By Cynthia Charlene Greason
FROM WIKIPEDIA COMMONS
James Earl Carter Jr. (October 1, 1924 – December 29, 2024) was an American politician and humanitarian who served as the 39th president of the United States from 1977 to 1981. A member of the Democratic Party, Carter previously served in the Georgia State Senate from 1963 to 1967 and as the 76th governor of Georgia from 1971 to 1975. He was the longest-lived president in U.S. history and the first to live to 100 years.
Born and raised in Plains, Georgia, Carter graduated from the U.S. Naval Academy in 1946 and joined the U.S. Navy‘s submarine service. He returned home after his military service and revived his family’s peanut-growing business. Carter opposed racial segregation, supported the growing civil rights movement, and became an activist within the Democratic Party.
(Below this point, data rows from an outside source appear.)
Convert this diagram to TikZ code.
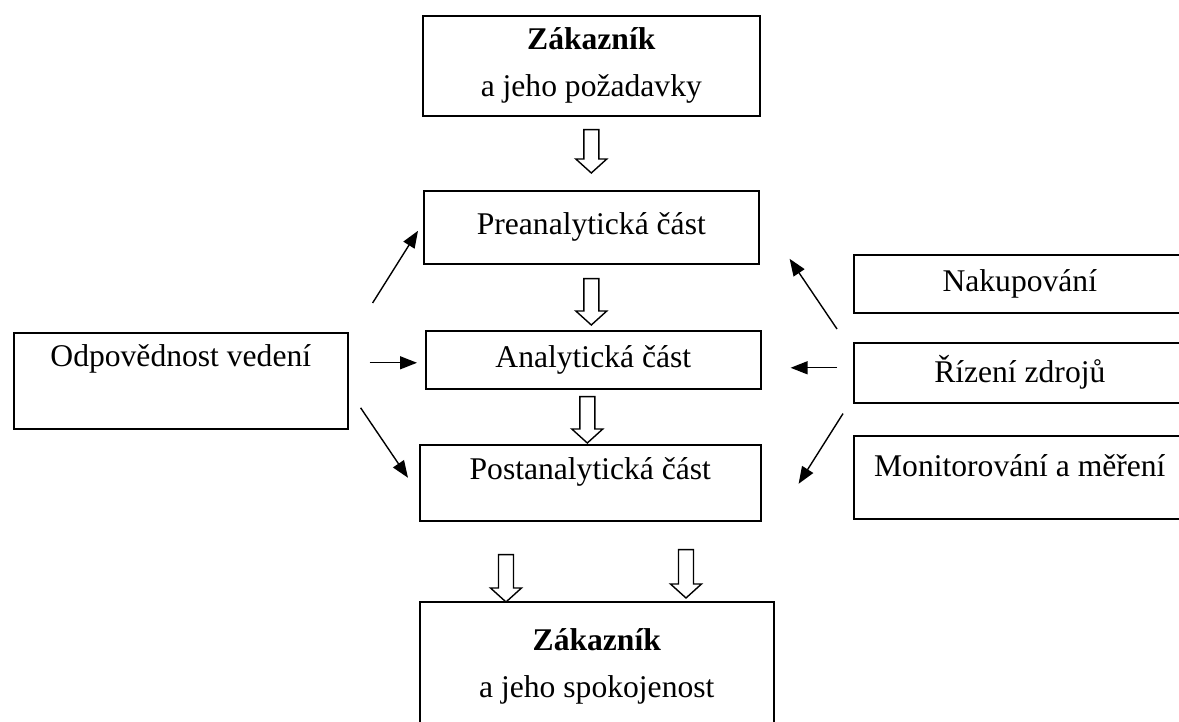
\documentclass[tikz,border=0pt]{standalone}
\usepackage{fontspec}
\setmainfont{Liberation Serif}
\usetikzlibrary{calc,arrows.meta}

% hollow block arrow, straight down from #1 to the tip #2
\newcommand{\hollowarrow}[2]{%
  \draw[black, line width=0.7pt, fill=white] let \p1=#1, \p2=#2 in
    (\x1-3.75pt,\y1)--(\x1+3.75pt,\y1)--(\x1+3.75pt,\y2+7pt)--(\x1+7.75pt,\y2+7pt)
    --(\x1,\y2)--(\x1-7.75pt,\y2+7pt)--(\x1-3.75pt,\y2+7pt)--cycle;}

\begin{document}
\begin{tikzpicture}[x=0.5pt, y=0.5pt,
	stage/.style={draw, black, line width=0.8pt, anchor=north west, inner sep=0pt,
		font=\fontsize{15.8}{23.5}\selectfont},
	thinarrow/.style={black, line width=0.7pt, -{Triangle[length=8.5pt, width=6.5pt]}}]
	\useasboundingbox (0,0) rectangle (1179,722);
	\clip (0,0) rectangle (1179,722);
	% middle column
	\node[stage, minimum width=168.5pt, minimum height=50pt, align=center] (cust) at (422,707) {\textbf{Zákazník}\\a jeho požadavky};
	\node[stage, minimum width=167.5pt, minimum height=36.5pt] (pre) at (423,532) {Preanalytická část};
	\node[stage, minimum width=167.5pt, minimum height=29pt] (ana) at (425,392) {Analytická část};
	\node[stage, minimum width=170.5pt, text height=17.5pt, text depth=20.5pt] (post) at (419,278) {Postanalytická část};
	\node[stage, minimum width=177pt, minimum height=65pt, align=center] (happy) at (419,121) {\textbf{Zákazník}\\a jeho spokojenost};
	% left and right
	\node[stage, minimum width=167pt, text height=17pt, text depth=31pt] (lead) at (13,390) {Odpovědnost vedení};
	\node[stage, minimum width=166pt, minimum height=29pt] (buy) at (853,468) {Nakupování};
	\node[stage, minimum width=166pt, minimum height=30pt] (res) at (853,380) {Řízení zdrojů};
	\node[stage, minimum width=166pt, text height=20.5pt, text depth=21pt] (mon) at (853,287) {Monitorování a měření};
	% block arrows
	\hollowarrow{($(cust.south)+(0,-13)$)}{($(pre.north)+(0,17)$)}
	\hollowarrow{($(pre.south)+(0,-14)$)}{($(ana.north)+(0,5)$)}
	\hollowarrow{($(ana.south)+(-6,-7)$)}{($(post.north)+(0,1)$)}
	\hollowarrow{($(post.south west)+(87,-33)$)}{($(happy.north west)+(87,-1)$)}
	\hollowarrow{($(post.south west)+(267,-28)$)}{($(happy.north west)+(267,3)$)}
	% thin arrows
	\draw[thinarrow] ($(lead.north east)+(24,29)$) -- ($(pre.west)+(-5,-3.5)$);
	\draw[thinarrow] ($(lead.east)+(21,18)$) -- ($(ana.west)+(-8,-3)$);
	\draw[thinarrow] ($(lead.east)+(12,-27)$) -- ($(post.west)+(-11,5)$);
	\draw[thinarrow] ($(res.north west)+(-16,13)$) -- ($(pre.east)+(30,-31.5)$);
	\draw[thinarrow] ($(res.west)+(-16,5)$) -- ($(ana.east)+(29,-8)$);
	\draw[thinarrow] ($(res.south west)+(-10,-10)$) -- ($(post.east)+(37,-1)$);
\end{tikzpicture}
\end{document}
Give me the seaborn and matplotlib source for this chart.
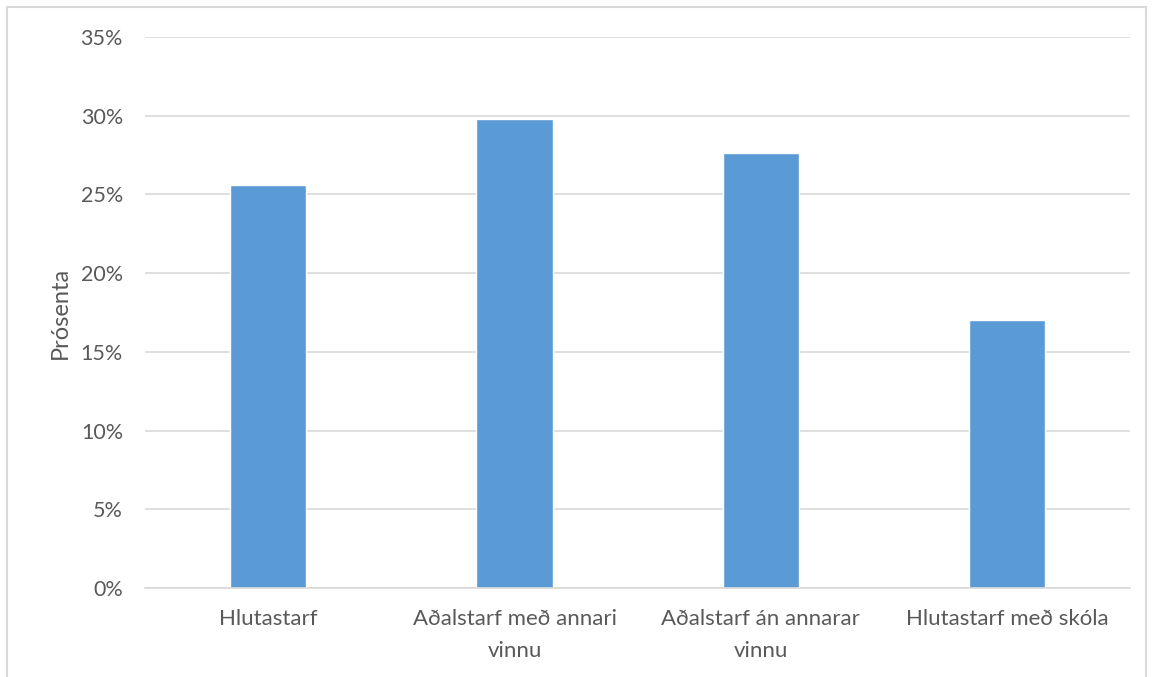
import matplotlib
matplotlib.use("Agg")
import matplotlib.pyplot as plt
from matplotlib.patches import Rectangle
from matplotlib.ticker import PercentFormatter
import seaborn as sns
import pandas as pd

categories = ["Hlutastarf", "Aðalstarf með annari\nvinnu", "Aðalstarf án annarar\nvinnu", "Hlutastarf með skóla"]
values = [25.6, 29.8, 27.65, 17.0]
yticks = [0, 5, 10, 15, 20, 25, 30, 35]

df = pd.DataFrame({"flokkur": categories, "prosenta": values})

sns.set_style("white")
plt.rcParams["font.family"] = ["Lato", "DejaVu Sans"]
txt = "#595959"

fig = plt.figure(figsize=(11.52, 6.77), dpi=100)
ax = fig.add_axes([0.126, 0.1315, 0.855, 0.8138])

sns.barplot(data=df, x="flokkur", y="prosenta", color="#5b9bd5", width=0.31,
            saturation=1, ax=ax)

ax.set_ylim(0, 35)
ax.set_yticks(yticks)
ax.yaxis.set_major_formatter(PercentFormatter(decimals=0))
ax.yaxis.grid(True, color="#d9d9d9", linewidth=1.2)
ax.set_axisbelow(True)
for s in ["top", "right", "left"]:
    ax.spines[s].set_visible(False)
ax.spines["bottom"].set_color("#d9d9d9")
ax.spines["bottom"].set_linewidth(1.2)
ax.tick_params(axis="both", length=0, colors=txt)
ax.tick_params(axis="y", pad=16, labelsize=15.5)
ax.tick_params(axis="x", pad=15, labelsize=16)
for lab in ax.get_xticklabels():
    lab.set_linespacing(1.75)
ax.set_xlabel("")
ax.set_ylabel("Prósenta", fontsize=17, color=txt, labelpad=7)

# outer chart border
fig.patches.append(Rectangle((7 / 1152, -0.01), 1139 / 1152, 1 - 7 / 677 + 0.01,
                             transform=fig.transFigure, fill=False,
                             edgecolor="#d9d9d9", linewidth=1.5))

fig.savefig("out.png", dpi=100)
Carter served in the Georgia State Senate from 1963 to 1967 and then as Governor of Georgia from 1971 to 1975. As a dark-horse candidate not well known outside Georgia, he won the Democratic nomination and narrowly defeated the incumbent president, Gerald Ford of the Republican Party, in the 1976 presidential election. Carter was the first president elected to represent a state from the Deep South since Zachary Taylor in 1848.
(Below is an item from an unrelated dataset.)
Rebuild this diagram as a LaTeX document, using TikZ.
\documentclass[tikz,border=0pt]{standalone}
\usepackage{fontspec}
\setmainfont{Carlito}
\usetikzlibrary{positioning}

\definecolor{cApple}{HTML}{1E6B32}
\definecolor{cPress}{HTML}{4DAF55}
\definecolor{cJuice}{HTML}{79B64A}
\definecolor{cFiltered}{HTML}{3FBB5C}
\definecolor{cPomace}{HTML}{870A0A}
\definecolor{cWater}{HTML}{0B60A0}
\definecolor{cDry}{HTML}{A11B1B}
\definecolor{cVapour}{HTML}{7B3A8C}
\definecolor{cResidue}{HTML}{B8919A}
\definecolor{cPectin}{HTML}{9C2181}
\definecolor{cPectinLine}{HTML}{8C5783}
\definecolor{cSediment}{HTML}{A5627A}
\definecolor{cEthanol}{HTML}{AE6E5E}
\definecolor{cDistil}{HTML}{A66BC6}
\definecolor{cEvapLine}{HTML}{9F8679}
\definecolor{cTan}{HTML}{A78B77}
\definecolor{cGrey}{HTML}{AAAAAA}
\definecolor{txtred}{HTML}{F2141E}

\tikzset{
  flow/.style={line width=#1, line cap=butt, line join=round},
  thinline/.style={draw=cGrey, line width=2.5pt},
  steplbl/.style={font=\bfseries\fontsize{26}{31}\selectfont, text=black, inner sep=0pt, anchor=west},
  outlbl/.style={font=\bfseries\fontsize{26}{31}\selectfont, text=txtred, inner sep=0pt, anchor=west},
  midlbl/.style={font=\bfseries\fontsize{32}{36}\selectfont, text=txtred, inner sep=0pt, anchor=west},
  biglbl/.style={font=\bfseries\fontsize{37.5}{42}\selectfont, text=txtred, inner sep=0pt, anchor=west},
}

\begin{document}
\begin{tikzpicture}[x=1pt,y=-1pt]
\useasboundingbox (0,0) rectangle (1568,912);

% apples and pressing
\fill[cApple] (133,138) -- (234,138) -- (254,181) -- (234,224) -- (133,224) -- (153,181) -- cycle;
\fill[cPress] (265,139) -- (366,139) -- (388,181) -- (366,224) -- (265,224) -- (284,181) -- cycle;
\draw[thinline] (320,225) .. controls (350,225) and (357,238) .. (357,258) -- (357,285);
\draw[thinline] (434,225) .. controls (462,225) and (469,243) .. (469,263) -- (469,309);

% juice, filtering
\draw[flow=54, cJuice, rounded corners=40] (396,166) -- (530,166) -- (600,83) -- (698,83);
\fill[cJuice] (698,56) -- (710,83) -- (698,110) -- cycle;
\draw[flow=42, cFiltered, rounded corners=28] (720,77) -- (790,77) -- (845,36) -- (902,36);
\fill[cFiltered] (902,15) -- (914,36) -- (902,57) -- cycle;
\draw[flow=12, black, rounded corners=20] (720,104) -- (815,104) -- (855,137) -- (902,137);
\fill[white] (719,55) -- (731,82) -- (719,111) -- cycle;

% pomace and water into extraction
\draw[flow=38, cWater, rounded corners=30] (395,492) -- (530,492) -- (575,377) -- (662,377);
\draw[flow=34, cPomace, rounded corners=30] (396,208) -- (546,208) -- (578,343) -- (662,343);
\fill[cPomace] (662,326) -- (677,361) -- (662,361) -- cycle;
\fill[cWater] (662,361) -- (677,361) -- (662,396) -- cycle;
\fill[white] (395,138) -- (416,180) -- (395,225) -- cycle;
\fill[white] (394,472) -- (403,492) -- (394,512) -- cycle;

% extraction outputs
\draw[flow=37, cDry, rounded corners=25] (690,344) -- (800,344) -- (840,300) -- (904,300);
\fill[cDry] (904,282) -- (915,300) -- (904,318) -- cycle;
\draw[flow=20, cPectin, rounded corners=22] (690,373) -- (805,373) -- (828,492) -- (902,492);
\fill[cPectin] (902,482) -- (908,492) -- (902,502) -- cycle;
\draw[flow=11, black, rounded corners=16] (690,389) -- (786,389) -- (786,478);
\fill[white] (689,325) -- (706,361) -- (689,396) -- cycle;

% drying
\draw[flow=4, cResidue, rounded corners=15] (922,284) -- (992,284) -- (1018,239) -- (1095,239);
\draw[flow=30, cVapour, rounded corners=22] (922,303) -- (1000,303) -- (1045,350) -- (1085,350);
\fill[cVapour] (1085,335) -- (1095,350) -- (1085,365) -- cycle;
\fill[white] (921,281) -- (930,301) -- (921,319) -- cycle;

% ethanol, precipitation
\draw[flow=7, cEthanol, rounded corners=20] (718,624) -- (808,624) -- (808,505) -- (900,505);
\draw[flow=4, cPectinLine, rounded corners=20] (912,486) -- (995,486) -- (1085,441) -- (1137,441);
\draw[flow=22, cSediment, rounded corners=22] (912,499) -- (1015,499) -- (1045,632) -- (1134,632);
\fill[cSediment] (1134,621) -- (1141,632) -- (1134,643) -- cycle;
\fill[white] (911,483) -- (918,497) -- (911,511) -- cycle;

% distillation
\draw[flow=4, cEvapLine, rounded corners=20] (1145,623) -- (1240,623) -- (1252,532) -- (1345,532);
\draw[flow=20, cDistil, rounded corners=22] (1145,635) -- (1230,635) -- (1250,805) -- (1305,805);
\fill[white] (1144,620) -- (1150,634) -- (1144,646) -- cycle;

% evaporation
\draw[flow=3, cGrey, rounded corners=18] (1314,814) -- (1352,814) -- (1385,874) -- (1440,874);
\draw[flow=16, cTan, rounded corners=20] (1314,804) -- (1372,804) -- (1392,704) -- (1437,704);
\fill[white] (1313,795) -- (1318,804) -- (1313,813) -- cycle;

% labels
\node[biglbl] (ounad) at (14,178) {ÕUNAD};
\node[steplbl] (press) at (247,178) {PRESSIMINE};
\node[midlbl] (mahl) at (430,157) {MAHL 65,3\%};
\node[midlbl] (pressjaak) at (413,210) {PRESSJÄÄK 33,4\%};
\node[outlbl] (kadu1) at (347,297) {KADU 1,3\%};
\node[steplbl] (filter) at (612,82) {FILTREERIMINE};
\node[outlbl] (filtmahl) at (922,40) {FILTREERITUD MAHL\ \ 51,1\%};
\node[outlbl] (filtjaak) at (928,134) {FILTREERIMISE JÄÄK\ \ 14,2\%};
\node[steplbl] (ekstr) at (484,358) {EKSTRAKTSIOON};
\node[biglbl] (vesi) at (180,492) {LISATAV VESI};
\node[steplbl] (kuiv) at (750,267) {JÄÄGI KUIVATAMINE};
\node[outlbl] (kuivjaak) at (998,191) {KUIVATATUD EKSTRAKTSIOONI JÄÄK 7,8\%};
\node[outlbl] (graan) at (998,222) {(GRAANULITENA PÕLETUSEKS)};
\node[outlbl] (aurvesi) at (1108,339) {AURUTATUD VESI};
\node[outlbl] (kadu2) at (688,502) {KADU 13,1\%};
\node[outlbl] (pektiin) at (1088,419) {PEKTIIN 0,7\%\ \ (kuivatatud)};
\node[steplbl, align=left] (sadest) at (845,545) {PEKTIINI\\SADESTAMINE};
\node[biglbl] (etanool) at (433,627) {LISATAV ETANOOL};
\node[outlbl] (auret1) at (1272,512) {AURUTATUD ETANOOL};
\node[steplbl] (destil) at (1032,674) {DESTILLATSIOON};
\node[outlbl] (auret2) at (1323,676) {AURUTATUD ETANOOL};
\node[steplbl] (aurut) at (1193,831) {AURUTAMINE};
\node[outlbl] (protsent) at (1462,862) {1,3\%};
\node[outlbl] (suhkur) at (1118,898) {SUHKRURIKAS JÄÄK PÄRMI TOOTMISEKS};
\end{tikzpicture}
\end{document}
Carter pardoned all Vietnam War draft evaders on his second day in office. He created a national energy policy that included conservation, price control, and new technology. Carter successfully pursued the Camp David Accords, the Panama Canal Treaties, and the second round of Strategic Arms Limitation Talks. He also confronted stagflation. His administration established the U.S. Department of Energy and the Department of Education. He was the only president to serve a full term without appointing a justice to the Supreme Court. The end of his presidency was marked by the Iran hostage crisis, an energy crisis, the Three Mile Island accident, the Nicaraguan Revolution, and the Soviet invasion of Afghanistan. In response to the invasion, Carter escalated the Cold War by ending détente, imposing a grain embargo against the Soviets, enunciating the Carter Doctrine, and leading the multinational boycott of the 1980 Summer Olympics in Moscow. Carter defeated challenger Ted Kennedy in the 1980 Democratic Party presidential primaries but lost the general election in a landslide to Ronald Reagan, the Republican nominee.
After leaving the presidency, Carter established the Carter Center to promote and expand human rights, and received a Nobel Peace Prize in 2002 for his work in relation to it. He traveled extensively to conduct peace negotiations, monitor elections, and further the eradication of infectious diseases. Carter was a key figure in the nonprofit housing organization Habitat for Humanity. He also wrote numerous books, ranging from political memoirs to poetry, while continuing to comment on global affairs, with two of his books being on the Israeli–Palestinian conflict. Polls of historians and political scientists generally rank Carter as a below-average president. Scholars and the public more favorably view his post-presidency, which was the longest in U.S. history.
Carter died at his home in Plains, Georgia, on December 29, 2024, at the age of 100. His son, James E. Carter III, announced his death that afternoon. This followed his February 2023 decision to enter hospice care.
Shortly after the announcement, President Joe Biden released a statement honoring Carter’s legacy, calling him a “man of principle, faith, and humility.” The Biden administration also announced plans to hold an official state funeral, and a day of mourning for him on January 9, 2025.